In R. v. Millard (Ont CA, 2023) the Court of Appeal considered the use of 'bad character' evidence in joint trials:
[14] In a joint trial, an accused may elicit bad character evidence of a co‑accused to raise a reasonable doubt about their own culpability. The party seeking to lead the evidence must provide a sound evidentiary foundation that supports the specific purpose for which the evidence is being led and identify the probative value and associated prejudice. Where the prejudicial effect of the evidence does not substantially outweigh its probative value, the evidence will be admissible: R v. Pollock (2004), 2004 CanLII 16082 (ON CA), 188 O.A.C. 37 (C.A.), at paras. 106-7, 110, leave to appeal refused, [2004] S.C.C.A. No. 405; R v. Davani, 2023 ONCA 169, at para. 41.

....

[17] A trial judge’s decision on the admissibility of evidence of prior discreditable conduct involves a delicate balancing of the probative value of the evidence against its prejudicial effect and is entitled to a high degree of appellate deference: R v. Higginbottom (2001), 2001 CanLII 3989 (ON CA), 150 O.A.C. 79 (C.A.), at para. 9; R v. B.(C.R.), 1990 CanLII 142 (SCC), [1990] 1 S.C.R. 717, at pp. 733-34. I see no basis for appellate intervention with the trial judge’s decisions.
. R. v. G.M.C.

In R. v. G.M.C. (Ont CA, 2021) the Court of Appeal set out when evidence of bad character was relevant for assessing credibility:
[77] The limits on the use of bad character evidence were set out in R. v. Calnen, 2019 SCC 6, [2019] 1 S.C.R. 301, at para. 64:
As the majority of the Court of Appeal noted, the evidence of Mr. Calnen's after-the-fact conduct was admissible on the question of his credibility. Evidence of extrinsic discreditable conduct that is otherwise relevant and admissible with respect to an issue in the case may be used to assess the accused's overall credibility. In R. v. G. (S.G.), 1997 CanLII 311 (SCC), [1997] 2 S.C.R. 716, at para. 70, Cory J. laid to rest any doubt about this common sense proposition:
To require a jury to compartmentalize its thinking even further than this would be artificial and unnecessarily convoluted. It is a matter of common sense that evidence of bad character may reflect badly on the accused's credibility, and that the jury can use it as a factor in determining if the accused is likely to be telling the truth. This is not the same thing as suggesting that the accused is guilty because she is a bad person, or may have a disposition to commit the type of crime for which she is charged.
. R. v. Camara

In R. v. Camara (Ont CA, 2021) the Court of Appeal (Watt JA) comments on bad character evidence:
[49] It is uncontroversial that, generally, the Crown is not permitted to use bad character evidence as circumstantial proof of conduct. We insist that, if guilt is to be established, it be by proof of conduct, not proof of character: R. v. Moo, 2009 ONCA 645, 247 C.C.C. (3d) 34, at para. 96, leave to appeal refused [2010] S.C.C.A. No. 152; R. v. Handy, 2002 SCC 56, [2002] 2 S.C.R. 908, at para. 31; R. v. G. (S.G.), 1997 CanLII 311 (SCC), [1997] 2 S.C.R. 716, at para. 63.

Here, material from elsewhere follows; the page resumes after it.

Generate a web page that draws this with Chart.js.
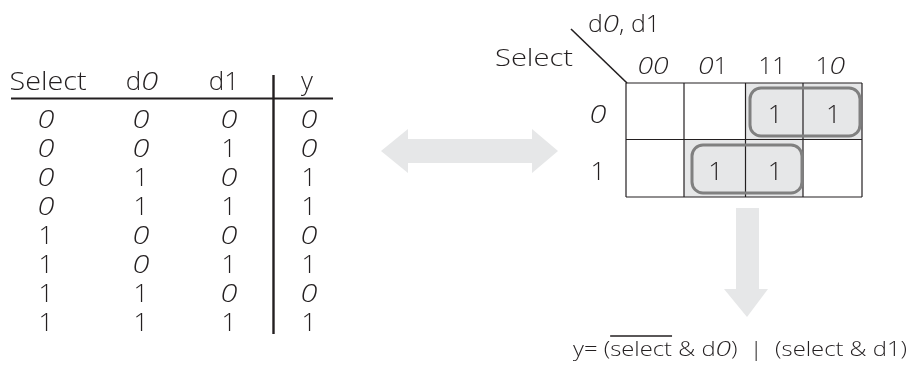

[50] However, the character rule is subject to exceptions. Among those is where evidence revealing an accused’s bad character is relevant to an issue in the case, provided the probative value of the evidence on that issue exceeds its prejudicial effect: Moo, at para. 97; Handy, at para. 41; G. (S.G.), at para. 65.

[51] The categories of relevance are not closed. Relevance is relative and is assessed in the context of the case as a whole and the positions of counsel. Evidence of bad character may be exceptionally admitted where relevant to establish motive or animus, state of mind (such as fear on the part of a victim), narrative, or to provide context for other events: R. v. T. (J.A.), 2012 ONCA 177, 288 C.C.C. (3d) 1, at para. 54; R. v. Walker (1994), 1994 CanLII 8725 (ON CA), 90 C.C.C. (3d) 144 (Ont. C.A.), at pp. 152-3; R. v. MacDonald (2002), 2002 CanLII 14251 (ON CA), 170 C.C.C. (3d) 46 (Ont. C.A.), at para. 35.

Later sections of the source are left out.